Шрифт:
По дороге в Одессу 10 июля Батюшков специально заехал на развалины Ольвии, древнегреческой колонии, основанной выходцами из Милета в начале VI века до н. э. Когда-то Ольвию посетил Геродот. Он сделал первое описание истории, географии и обычаев народов, которые в те времена населяли территорию Украины. С Геродотом в руках Батюшков исследовал развалины и получил истинное удовольствие от прикосновения к древности. В Ольвии он приобрел несколько ценных предметов для коллекции А. Н. Оленина и Библиотеки: найденный рыбаком греческий сосуд, колено трубы древнего водопровода, две медали. Кроме того, он зарисовал расположение города и его окрестностей, намереваясь использовать рисунки в качестве пояснений к собственным запискам об Ольвии, до нас не дошедшим. Наброски этих записей он хранил, намереваясь продолжать их, и отдельным альбомом отправил в Италию. Однако когда в мае 1819 года альбом был получен им в Неаполе, Батюшков совершенно охладел к этому труду. В Крыму Батюшков собирался продолжить свои исследования по части древности и собрать еще более богатый материал. Но в конце июля получил из Петербурга уведомление о том, что его прошение удовлетворено. Батюшков был зачислен сверх штата в русскую миссию в Неаполе, получил чин надворного советника — тот, который ему следовал еще год назад при выходе в отставку, и годовое жалованье в пять тысяч рублей. Проезд до Неаполя был тоже полностью оплачен.

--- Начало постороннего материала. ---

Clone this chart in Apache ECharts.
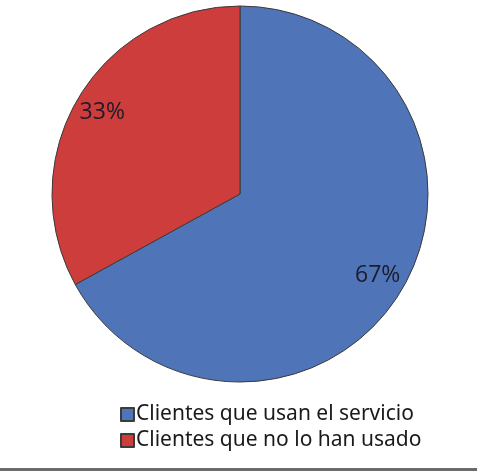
<!DOCTYPE html>
<html>
<head>
<meta charset="utf-8">
<script src="https://cdn.jsdelivr.net/npm/echarts@6/dist/echarts.min.js"></script>
<style>
  html, body { margin: 0; padding: 0; background: #fff; }
  #main { width: 477px; height: 474px; }
</style>
</head>
<body>
<div id="main"></div>
<script>
var categories = ['Clientes que usan el servicio', 'Clientes que no lo han usado'];
var values = [67, 33];
var colors = ['#4f74b8', '#cd3d3b'];

var chart = echarts.init(document.getElementById('main'));

var pieData = categories.map(function (name, i) {
    return { name: name, value: values[i], itemStyle: { color: colors[i] } };
});

var option = {
    animation: false,
    legend: {
        orient: 'vertical',
        left: 115,
        top: 399,
        itemWidth: 13,
        itemHeight: 13,
        itemGap: 5,
        icon: 'rect',
        textStyle: { fontFamily: 'Noto Sans', fontSize: 21, color: '#1a1a1a', padding: [0, 0, 0, -3] },
        data: categories
    },
    graphic: [{
        type: 'rect',
        shape: { x: 0, y: 468, width: 477, height: 3 },
        style: { fill: '#6b6b6b' }
    }],
    series: [
        {
            type: 'pie',
            center: [240, 194],
            radius: [0, 188],
            startAngle: 90,
            clockwise: true,
            label: { show: false },
            labelLine: { show: false },
            itemStyle: { borderColor: '#3b3b3b', borderWidth: 1 },
            emphasis: { disabled: true },
            data: pieData
        },
        {
            // transparent ring used only to place the percent labels
            type: 'pie',
            silent: true,
            center: [240, 194],
            radius: [124, 190],
            startAngle: 90,
            clockwise: true,
            itemStyle: { color: 'rgba(0,0,0,0)' },
            label: {
                show: true,
                position: 'inside',
                formatter: '{d}%',
                fontFamily: 'Open Sans',
                fontSize: 23,
                color: '#1c1c2a'
            },
            labelLine: { show: false },
            emphasis: { disabled: true },
            data: categories.map(function (name, i) {
                return { name: name, value: values[i] };
            })
        }
    ]
};

chart.setOption(option);
</script>
</body>
</html>
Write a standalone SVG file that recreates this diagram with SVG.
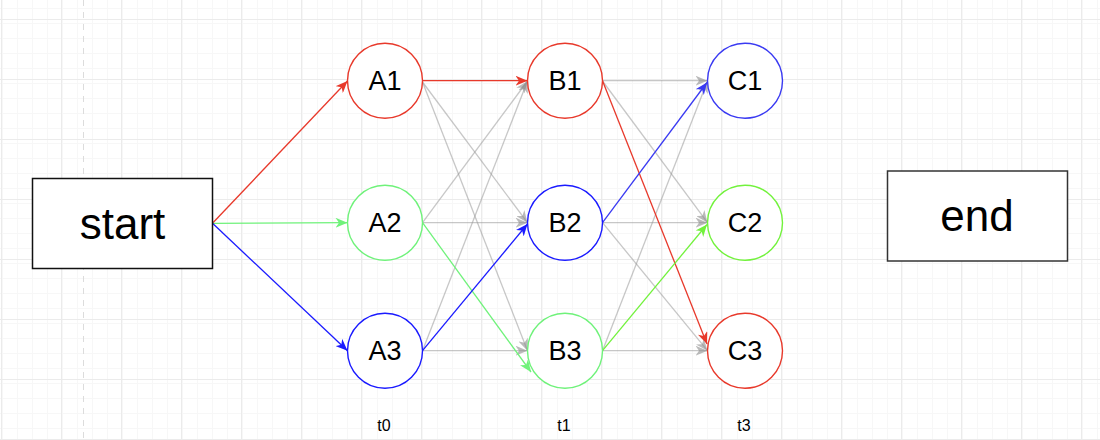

Виновнику этого события и своему благодетелю А. И. Тургеневу Батюшков писал: «…Я уже занес было одну ногу в Крым, послезавтра хотел отправиться в Козлов: письмо ваше остановило меня. Итак, судьба моя решена, благодаря вам! Я уверен, что вы счастливее меня, сделав доброе дело. Для вас это праздник, подарок Провидения»[461]. А что же сам Батюшков? Что для него давно желанное назначение, которое означало конец безденежью и новые карьерные возможности, а кроме того, сулило пребывание в прекрасной Италии с ее языком, культурой, природой, историей и всем прочим? Выражения особенной радости в письмах Батюшкова этой поры не заметно. Например, сестре о назначении он пишет крайне двойственно: «…Я, верь мне, за тебя и за сестер обрадовался и чину и месту, ибо знаю, что это вам приятно»[462]. А в письме А. И. Тургеневу высказывается в свойственной ему манере — характерное для Батюшкова смещение реальности в худшую сторону в его сознании уже произошло. Италия кажется ему уже не обетованной землей, а всего лишь местом с благоприятным климатом, где будет легче поправить ослабевшее здоровье: «Я знаю Италию, не побывав в ней. Там не найду счастия: его нигде нет; уверен даже, что буду грустить о снегах родины и о людях, мне драгоценных. Ни зрелище чудесной природы, ни чудеса искусства, ни величественные воспоминания не заменят для меня вас и тех, кого привык любить. Привык! Разумеете меня. Но первое условие: жить, а здесь холодно, и я умираю ежедневно. Вот почему я желал Италии и желаю»[463]. А. И. Тургенев, видимо, немного задетый такой, более чем спокойной, реакцией Батюшкова на полученное им не без труда назначение, иронически замечает в письме Вяземскому: «Начинает уже грустить и по снегам родины, которой еще не успел покинуть»[464]. А совсем перед отъездом Батюшков напишет Вяземскому: «Еду в Неаполь. Тургенев упек меня»[465]. Это настроение не было минутным: с каждым днем, который приближал его к отъезду, Батюшков все острее чувствовал, как любит то, что покидает. И как страшится того, что ожидает его в будущем. С дороги он писал Муравьевой: «Покидая вас, мне было очень грустно. Дорога и время ненастное усиливали печальные мысли, которые бродили в голове моей. <…> Неизвестность, когда, в какие времена и как возвращусь в отечество, печалила меня более всего»[466].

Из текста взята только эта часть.